== WHAT THE EXERCISE ASKS ==
Without the pictures, print the lines running from the beginning of the material to the line containing "(0,0) rectangle (1222,861);", both ends included.

== DATA BLOCK ==
<<<<
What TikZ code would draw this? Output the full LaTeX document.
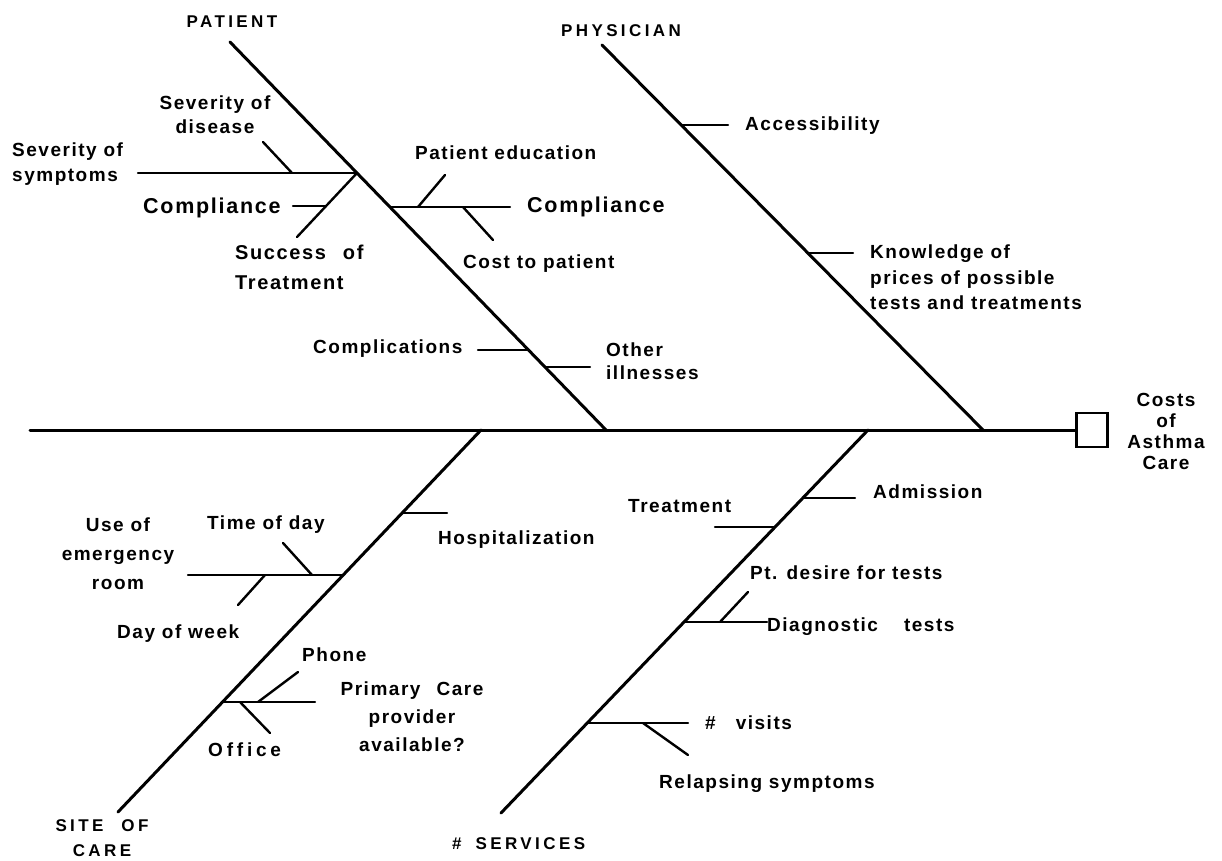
\documentclass[tikz,border=0pt]{standalone}
\usepackage{fontspec}
\newfontfamily\labf{Liberation Sans Bold}[LetterSpace=8]
\newfontfamily\capf{Liberation Sans Bold}[LetterSpace=20]
\newcommand\fsz[2]{\fontsize{#1}{#2}\selectfont}
\begin{document}
\begin{tikzpicture}[x=1pt,y=-1pt,
  lbl/.style={inner sep=0pt, font=\labf\fsz{19}{25}},
  capl/.style={inner sep=0pt, font=\capf\fsz{17}{25}},
  bone/.style={line width=3pt, line cap=round},
  twig/.style={line width=2.4pt, line cap=round},
]
\useasboundingbox (0,0) rectangle (1222,861);

% ---------- labels ----------
\node[capl, anchor=north] (patient) at (232,16) {PATIENT};
\node[capl, anchor=north] (physician) at (621,24) {PHYSICIAN};
\node[lbl, anchor=north, align=center, font=\labf\fsz{19}{24}] (sevdis) at (215,96) {Severity of\\disease};
\node[lbl, anchor=north west, align=left] (sevsym) at (12,143) {Severity of\\symptoms};
\node[lbl, anchor=north west, font=\labf\fsz{21.5}{25}] (compL) at (143,198) {Compliance};
\node[lbl, anchor=north west, align=left, font=\labf\fsz{20}{30}] (success) at (235,245) {Success\hspace{17pt}of\\Treatment};
\node[lbl, anchor=north west] (pated) at (415,146) {Patient education};
\node[lbl, anchor=north west, font=\labf\fsz{21.5}{25}] (compR) at (527,197) {Compliance};
\node[lbl, anchor=north west] (cost) at (463,255) {Cost to patient};
\node[lbl, anchor=north west] (compl) at (313,340) {Complications};
\node[lbl, anchor=north west, align=left, font=\labf\fsz{19}{23}] (other) at (606,343) {Other\\illnesses};
\node[lbl, anchor=north west] (access) at (745,117) {Accessibility};
\node[lbl, anchor=north west, align=left, font=\labf\fsz{19}{25.5}] (know) at (870,245) {Knowledge of\\prices of possible\\tests and treatments};
\node[lbl, anchor=north, align=center, font=\labf\fsz{19}{21}] (costs) at (1166,393) {Costs\\of\\Asthma\\Care};
\node[lbl, anchor=north west] (hosp) at (438,531) {Hospitalization};
\node[lbl, anchor=north, align=center, font=\labf\fsz{19}{29}] (use) at (118,518) {Use of\\emergency\\room};
\node[lbl, anchor=north west] (time) at (207,516) {Time of day};
\node[lbl, anchor=north west] (dayw) at (117,625) {Day of week};
\node[lbl, anchor=north west] (phone) at (302,648) {Phone};
\node[lbl, anchor=north, align=center, font=\labf\fsz{19}{28}] (pcp) at (412,682) {Primary\hspace{16pt}Care\\provider\\available?};
\node[lbl, anchor=north west, font=\capf\fsz{19}{25}] (office) at (208,743) {Office};
\node[capl, anchor=north, align=center] (site) at (102,819) {SITE\hspace{18pt}OF\\CARE};
\node[lbl, anchor=north west] (adm) at (873,485) {Admission};
\node[lbl, anchor=north west] (treat) at (628,499) {Treatment};
\node[lbl, anchor=north west] (ptdes) at (750,566) {Pt. desire for tests};
\node[lbl, anchor=north west] (diag) at (767,618) {Diagnostic\hspace{26pt}tests};
\node[lbl, anchor=north west] (visits) at (705,716) {\#\hspace{20pt}visits};
\node[lbl, anchor=north west] (relapse) at (659,775) {Relapsing symptoms};
\node[capl, anchor=north west] (services) at (452,837) {\#\hspace{14pt}SERVICES};

% ---------- spine and effect box ----------
\coordinate (spL) at (30,430);
\node[draw, line width=2.2pt, minimum width=31pt, minimum height=34pt, inner sep=0pt] (eff) at (1092,430) {};
\draw[bone] (spL) -- (eff.west);

% ---------- main bones ----------
\coordinate (P0) at (230,42);  \coordinate (P1) at (606,430);
\coordinate (Q0) at (602,45);  \coordinate (Q1) at (983,430);
\coordinate (S0) at (481,430); \coordinate (S1) at (118,812);
\coordinate (R0) at (868,430); \coordinate (R1) at (501,813);
\draw[bone] (P0) -- (P1);
\draw[bone] (Q0) -- (Q1);
\draw[bone] (S0) -- (S1);
\draw[bone] (R0) -- (R1);

% ---------- patient branches ----------
\coordinate (pj1) at (357,173); \coordinate (pj1e) at (138,173);
\coordinate (sdA) at (292,173); \coordinate (sdB) at (263,142);
\coordinate (stB) at (297,237);
\coordinate (clA) at (325,206); \coordinate (clB) at (293,206);
\draw[twig] (pj1) -- (pj1e);
\draw[twig] (sdA) -- (sdB);
\draw[twig] (pj1) -- (stB);
\draw[twig] (clA) -- (clB);

\coordinate (pj2) at (390,207); \coordinate (pj2e) at (510,207);
\coordinate (peA) at (418,207); \coordinate (peB) at (445,175);
\coordinate (ctA) at (463,207); \coordinate (ctB) at (493,240);
\draw[twig] (pj2) -- (pj2e);
\draw[twig] (peA) -- (peB);
\draw[twig] (ctA) -- (ctB);

\coordinate (pj3) at (528,350); \coordinate (pj3e) at (478,350);
\coordinate (pj4) at (545,367); \coordinate (pj4e) at (590,367);
\draw[twig] (pj3) -- (pj3e);
\draw[twig] (pj4) -- (pj4e);

% ---------- physician branches ----------
\coordinate (qj1) at (681,125); \coordinate (qj1e) at (728,125);
\coordinate (qj2) at (808,253); \coordinate (qj2e) at (853,253);
\draw[twig] (qj1) -- (qj1e);
\draw[twig] (qj2) -- (qj2e);

% ---------- site of care branches ----------
\coordinate (sj1) at (402,513); \coordinate (sj1e) at (447,513);
\draw[twig] (sj1) -- (sj1e);
\coordinate (sj2) at (343,575); \coordinate (sj2e) at (188,575);
\coordinate (tdA) at (312,575); \coordinate (tdB) at (283,543);
\coordinate (dwA) at (265,575); \coordinate (dwB) at (238,605);
\draw[twig] (sj2) -- (sj2e);
\draw[twig] (tdA) -- (tdB);
\draw[twig] (dwA) -- (dwB);
\coordinate (sj3) at (222,702); \coordinate (sj3e) at (315,702);
\coordinate (phA) at (258,702); \coordinate (phB) at (298,672);
\coordinate (ofA) at (240,702); \coordinate (ofB) at (270,733);
\draw[twig] (sj3) -- (sj3e);
\draw[twig] (phA) -- (phB);
\draw[twig] (ofA) -- (ofB);

% ---------- services branches ----------
\coordinate (rj1) at (803,498); \coordinate (rj1e) at (855,498);
\coordinate (rj2) at (775,527); \coordinate (rj2e) at (715,527);
\draw[twig] (rj1) -- (rj1e);
\draw[twig] (rj2) -- (rj2e);
\coordinate (rj3) at (684,622); \coordinate (rj3e) at (767,622);
\coordinate (pdA) at (720,622); \coordinate (pdB) at (748,592);
\draw[twig] (rj3) -- (rj3e);
\draw[twig] (pdA) -- (pdB);
\coordinate (rj4) at (587,723); \coordinate (rj4e) at (688,723);
\coordinate (rsA) at (643,723); \coordinate (rsB) at (688,755);
\draw[twig] (rj4) -- (rj4e);
\draw[twig] (rsA) -- (rsB);
\end{tikzpicture}
\end{document}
>>>>
== RESPONSE TO THE TASK ==
What TikZ code would draw this? Output the full LaTeX document.
\documentclass[tikz,border=0pt]{standalone}
\usepackage{fontspec}
\newfontfamily\labf{Liberation Sans Bold}[LetterSpace=8]
\newfontfamily\capf{Liberation Sans Bold}[LetterSpace=20]
\newcommand\fsz[2]{\fontsize{#1}{#2}\selectfont}
\begin{document}
\begin{tikzpicture}[x=1pt,y=-1pt,
  lbl/.style={inner sep=0pt, font=\labf\fsz{19}{25}},
  capl/.style={inner sep=0pt, font=\capf\fsz{17}{25}},
  bone/.style={line width=3pt, line cap=round},
  twig/.style={line width=2.4pt, line cap=round},
]
\useasboundingbox (0,0) rectangle (1222,861);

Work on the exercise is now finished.